Desakan BPKN RI agar Sistem Antrean Haji Lebih Adil dan Transparan

Desakan BPKN RI agar Sistem Antrean Haji Lebih Adil dan Transparan

Antrean keberangkatan haji yang mencapai 30 hingga 40 tahun di beberapa daerah menimbulkan keresahan publik. Keberadaan antrean yang panjang ini menyajikan pertanyaan serius mengenai kepastian hak konsumen dalam memperoleh layanan keberangkatan haji yang adil, transparan, dan terencana.

Badan Perlindungan Konsumen Nasional Republik Indonesia (BPKN RI) mendorong pemerintah, khususnya Kementerian Agama dan Badan Penyelenggara Haji (BPH), untuk segera melakukan evaluasi menyeluruh terhadap sistem antrean ibadah haji nasional. M. Mufti Mubarok, Ketua BPKN RI, menegaskan bahwa para calon jamaah haji sebagai konsumen layanan penyelenggaraan haji memiliki hak atas kepastian layanan, informasi yang memadai, dan perlakuan yang adil. Sistem antrean yang belum efisien dan kurang adaptif terhadap dinamika kuota dan demografi dinilai merugikan konsumen secara struktural.

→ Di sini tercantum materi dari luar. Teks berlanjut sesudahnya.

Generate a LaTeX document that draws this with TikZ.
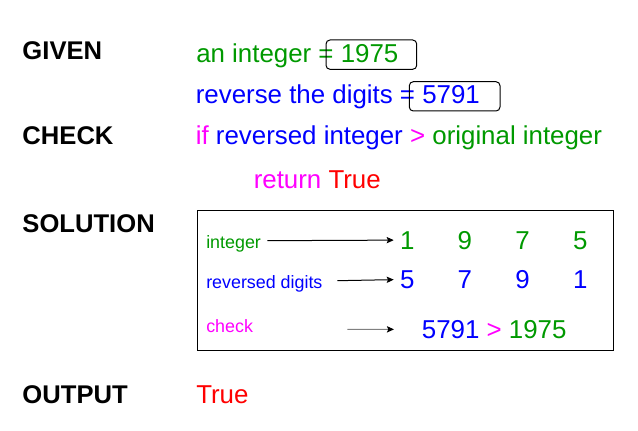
\documentclass[tikz,border=0pt]{standalone}
\usepackage{fontspec}
\setmainfont{Liberation Sans}
\usetikzlibrary{arrows.meta}
\definecolor{numgreen}{RGB}{0,153,0}
\definecolor{numblue}{RGB}{0,0,255}
\definecolor{keypink}{RGB}{255,0,255}
\definecolor{resred}{RGB}{255,0,0}
\tikzset{
  head/.style={anchor=base west, inner sep=0pt, font=\fontsize{19.2pt}{23pt}\selectfont\bfseries},
  txt/.style={anchor=base west, inner sep=0pt, font=\fontsize{19.4pt}{23pt}\selectfont},
  small/.style={anchor=base west, inner sep=0pt, font=\fontsize{13.4pt}{16pt}\selectfont},
  digit/.style={anchor=base, inner sep=0pt, font=\fontsize{19.4pt}{23pt}\selectfont},
  pointer/.style={-{Stealth[length=5.3pt,width=4.7pt,inset=1pt]}, line width=0.75pt},
}

\begin{document}
\begin{tikzpicture}[x=0.75pt,y=-0.75pt]
\useasboundingbox (0,0) rectangle (638,431);
\node[head] (given) at (22.2,60) {GIVEN};
\node[head] (check) at (22.2,145) {CHECK};
\node[head] (solution) at (22.2,232) {SOLUTION};
\node[head] (output) at (22.2,403) {OUTPUT};

\node[txt, numgreen] (num) at (196,63) {an integer = 1975};
\draw[line width=0.75pt, rounded corners=3] (326,40) rectangle (416.7,69.3);
\node[txt, numblue] (rev) at (195.6,104) {reverse the digits = 5791};
\draw[line width=0.75pt, rounded corners=3] (409.3,81.7) rectangle (500,111);

\node[txt] (cond) at (195.6,145) {\textcolor{keypink}{if} \textcolor{numblue}{reversed integer} \textcolor{keypink}{>} \textcolor{numgreen}{original integer}};
\node[txt] (ret) at (253.5,188.3) {\textcolor{keypink}{return} \textcolor{resred}{True}};

\draw[line width=0.75pt] (197.7,210.7) rectangle (613.3,350);
\node[small, numgreen] (lint) at (206,248) {integer};
\node[small, numblue] (lrev) at (206,288) {reversed digits};
\node[small, keypink] (lchk) at (206,332) {check};

\foreach \d [count=\i] in {1,9,7,5}
  \node[digit, numgreen] (o\i) at ({349.5+57.7*\i},249) {\d};
\foreach \d [count=\i] in {5,7,9,1}
  \node[digit, numblue] (r\i) at ({349.5+57.7*\i},288.3) {\d};
\node[txt] (cmp) at (421.6,338.3) {\textcolor{numblue}{5791} \textcolor{keypink}{>} \textcolor{numgreen}{1975}};

\coordinate (a1) at (267.3,240.7);
\coordinate (a2) at (337.3,280.7);
\coordinate (a3) at (347.3,329.3);
\draw[pointer, shorten >=4.5pt] (a1) -- (o1.west);
\draw[pointer, shorten >=4.5pt] (a2) -- (r1.west);
\draw[pointer, shorten >=20.7pt, draw=gray, -{Stealth[length=5.3pt,width=4.7pt,inset=1pt,black]}] (a3) -- (cmp.west);

\node[txt, resred] (res) at (196,403) {True};
\end{tikzpicture}
\end{document}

Beberapa Langkah Strategis yang Ditegaskan BPKN RI

Dalam keterangan tertulisnya, Mufti menyampaikan beberapa langkah strategis yang perlu segera dilaksanakan:

  1. Evaluasi Menyeluruh Sistem Antrean Nasional: BPKN RI mendorong pemerintah untuk melakukan audit sistem antrean haji secara komprehensif. Hal ini meliputi meninjau kembali mekanisme pendaftaran, transparansi distribusi kuota per daerah, serta prioritas berdasarkan usia dan kondisi fisik calon jemaah.
  2. Dorongan Inovasi dalam Pengelolaan Antrean: Perluasan dan percepatan penerapan sistem digital berbasis data real-time di seluruh lini pelayanan haji menjadi kebutuhan mendesak. Sistem ini harus dapat diakses publik, transparan dalam menampilkan daftar antrean, dan mampu meminimalkan risiko manipulasi atau informasi tidak akurat. Mufti menekankan pentingnya transparansi agar publik dapat memahami secara detail siapa saja yang sudah mendaftar di antrean haji.
  3. Upaya Penambahan Kuota melalui Jalur Diplomatik: BPKN RI mendorong Kementerian Agama dan Kementerian Luar Negeri untuk terus mengupayakan penambahan kuota haji secara legal melalui kerja sama bilateral dengan Kerajaan Arab Saudi. Upaya ini harus disampaikan secara terbuka kepada publik agar masyarakat memahami konteks dan proses yang sedang berlangsung.
  4. Pemetaan Kebutuhan Jemaah Berdasarkan Wilayah dan Kategori Usia: Data antrean harus dianalisis lebih lanjut untuk merumuskan kebijakan berbasis kebutuhan nyata. Contohnya, kuota khusus lansia, prioritas daerah tertinggal, serta insentif bagi jemaah yang memilih skema keberangkatan non-reguler. Hal ini perlu dilakukan dengan tetap menjaga aspek keadilan.
  5. Keterlibatan Konsumen dalam Proses Pengambilan Kebijakan: BPKN RI mendorong dibukanya ruang partisipatif bagi publik dan calon jamaah dalam proses perumusan kebijakan haji. Sruatnya agar suara konsumen didengar dan menjadi bagian dari solusi.

"Perlindungan Konsumen adalah Mandat Konstitusional," tegas Mufti. "Dalam konteks ibadah haji, yang merupakan bagian dari hak beragama warga negara, negara memiliki kewajiban menjamin bahwa layanan penyelenggaraan haji tidak hanya bersifat administratif, namun juga menjunjung tinggi prinsip perlindungan konsumen: hak atas informasi, hak untuk memilih, hak untuk didengar, dan hak atas pelayanan yang layak dan adil."

BPKN RI menyatakan kesiapannya untuk bersinergi dengan semua pemangku kepentingan demi memastikan sistem antrean haji di masa depan lebih adaptif, adil, dan berorientasi pada kepentingan konsumen.